— START OF DATASET CONTENT —
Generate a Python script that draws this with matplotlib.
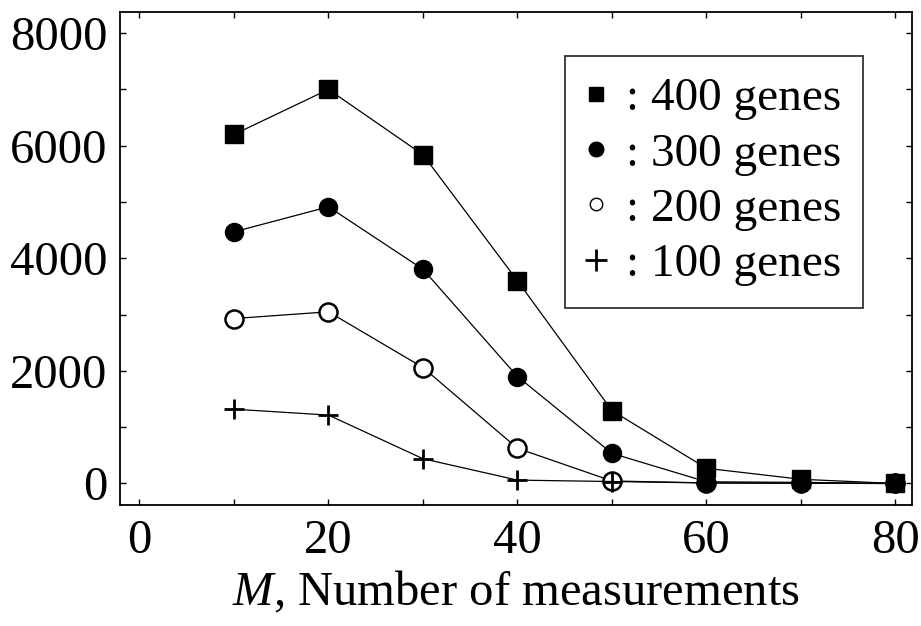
import matplotlib
matplotlib.use("Agg")
import matplotlib.pyplot as plt
from matplotlib.ticker import MultipleLocator
from matplotlib.lines import Line2D

plt.rcParams['font.family'] = ['Liberation Serif', 'DejaVu Serif']
plt.rcParams['mathtext.fontset'] = 'custom'
plt.rcParams['mathtext.rm'] = 'Liberation Serif'
plt.rcParams['mathtext.it'] = 'Liberation Serif:italic'

M = [10, 20, 30, 40, 50, 60, 70, 80]
genes400 = [6200, 7000, 5840, 3600, 1295, 270, 75, 0]
genes300 = [4470, 4915, 3805, 1900, 535, 30, 20, 0]
genes200 = [2930, 3050, 2060, 625, 45, 10, 5, 0]
genes100 = [1320, 1215, 440, 60, 35, 10, 5, 0]
labels = [": 400 genes", ": 300 genes", ": 200 genes", ": 100 genes"]

fig = plt.figure(figsize=(9.21, 6.26), dpi=100)
ax = fig.add_axes([120/921, 1-505/626, (912-120)/921, (505-12)/626])

lc = 'black'
lw = 0.9
ax.plot(M, genes100, color=lc, lw=lw, marker='+', ms=15, mew=2, zorder=3)
ax.plot(M, genes200, color=lc, lw=lw, marker='o', ms=13, mfc='white', mec='black', mew=1.8, zorder=2)
ax.plot(M, genes300, color=lc, lw=lw, marker='o', ms=13, mfc='black', mec='black', zorder=4)
ax.plot(M, genes400, color=lc, lw=lw, marker='s', ms=13.5, mfc='black', mec='black', zorder=5)

ax.set_xlim(-2.06, 81.75)
ax.set_ylim(-382, 8375)
ax.xaxis.set_major_locator(MultipleLocator(20))
ax.xaxis.set_minor_locator(MultipleLocator(10))
ax.yaxis.set_major_locator(MultipleLocator(2000))
ax.yaxis.set_minor_locator(MultipleLocator(1000))
ax.tick_params(which='both', direction='in', top=True, right=True,
               length=4, width=1.0, labelsize=35)
ax.tick_params(axis='y', pad=9)
ax.tick_params(axis='x', pad=10)
for s in ax.spines.values():
    s.set_linewidth(1.3)

ax.set_xlabel(r"$M$, Number of measurements", fontsize=35, labelpad=5)

handles = [
    Line2D([], [], ls='none', marker='s', ms=10.5, mfc='black', mec='black'),
    Line2D([], [], ls='none', marker='o', ms=10.5, mfc='black', mec='black'),
    Line2D([], [], ls='none', marker='o', ms=9, mfc='white', mec='black', mew=1.0),
    Line2D([], [], ls='none', marker='+', ms=16, mec='black', mew=2),
]
leg = ax.legend(handles, labels, loc='upper right', bbox_to_anchor=(863/921, 1-56/626),
                bbox_transform=fig.transFigure, fontsize=34, frameon=True, fancybox=False,
                edgecolor='black', handlelength=0.4, handletextpad=0.44,
                labelspacing=0.26, borderpad=0.45, borderaxespad=0)
leg.get_frame().set_linewidth(1.3)

fig.savefig("out.png", dpi=100)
— END OF DATASET CONTENT —
● **EXERCISE DIRECTIONS**:
Give again, word for word, every line from the top of the data through the line with "1-505/626, (912-120)/921, (505-12)/626])", both ends included, and exclude the pictures.

● **FINAL RESULT**:
Generate a Python script that draws this with matplotlib.
import matplotlib
matplotlib.use("Agg")
import matplotlib.pyplot as plt
from matplotlib.ticker import MultipleLocator
from matplotlib.lines import Line2D

plt.rcParams['font.family'] = ['Liberation Serif', 'DejaVu Serif']
plt.rcParams['mathtext.fontset'] = 'custom'
plt.rcParams['mathtext.rm'] = 'Liberation Serif'
plt.rcParams['mathtext.it'] = 'Liberation Serif:italic'

M = [10, 20, 30, 40, 50, 60, 70, 80]
genes400 = [6200, 7000, 5840, 3600, 1295, 270, 75, 0]
genes300 = [4470, 4915, 3805, 1900, 535, 30, 20, 0]
genes200 = [2930, 3050, 2060, 625, 45, 10, 5, 0]
genes100 = [1320, 1215, 440, 60, 35, 10, 5, 0]
labels = [": 400 genes", ": 300 genes", ": 200 genes", ": 100 genes"]

fig = plt.figure(figsize=(9.21, 6.26), dpi=100)
ax = fig.add_axes([120/921, 1-505/626, (912-120)/921, (505-12)/626])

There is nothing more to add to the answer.